Les pièces, fabriquées en Asie, y sont montées et bichonnées par six employés qui assurent le finissage, l’affûtage et le contrôle qualité. « L’agence de consulting BETC nous a aidés à mettre en forme l’image d’un couteau beau et attachant », confesse Luc Foin, qui offrira à son fétiche une campagne télévisée, chose rare pour un produit de ce type (seule Victorinox s’y est risquée). Compagnon chic plié au fond de sa poche, le couteau est édité en trois tailles, avec plusieurs types de lames (tatouées, par exemple, d’un poisson ou d’un dragon) et différents manches selon les essences de bois. Rien de plus facile que de le customiser directement sur le site.
« Nous y proposons un marquage en 35 caractères.
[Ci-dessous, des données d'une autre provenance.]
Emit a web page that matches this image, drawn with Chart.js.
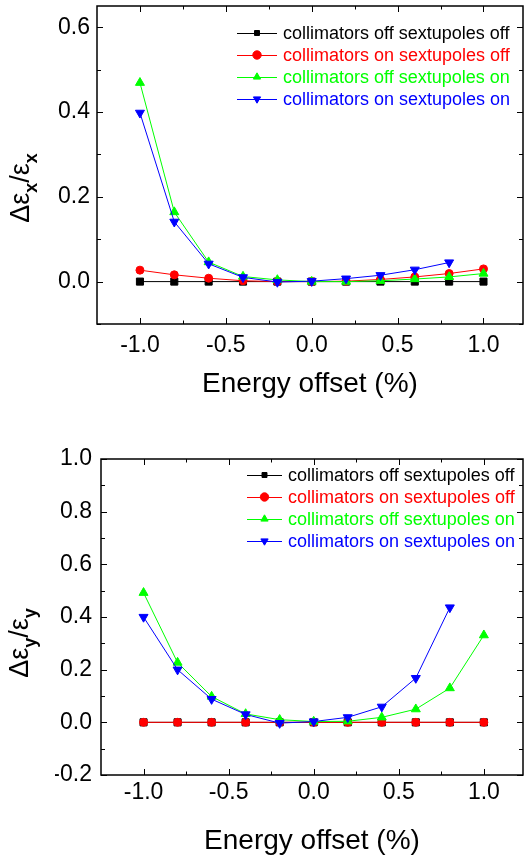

Cette innovation permet de graver au laser un message sur la totalité de la lame ou du couteau. » Les clients font donc assaut d’imagination en inscrivant coordonnées GPS, dates anniversaires ou déclarations d’amour. Au grand bonheur de ses concepteurs, le bel objet frime au restaurant à la vue d’un steak, comme hier le grand-père sortait sans vergogne son canif pour éplucher sa pomme. Six mille adresses, souvent atypiques, le référencent dans le monde : librairies de livres d’art (Artazart à Paris), opticiens de luxe ou même créateurs-fleuristes. Avec un modèle vendu toutes les 20 secondes, la marque croît de 20 à 30 % par an depuis sa création, n’ayant d’autres concurrents, selon Luc Foin, que Zippo, Moleskine ou Swatch… Ou l’aristocratie des joujoux pour dandys.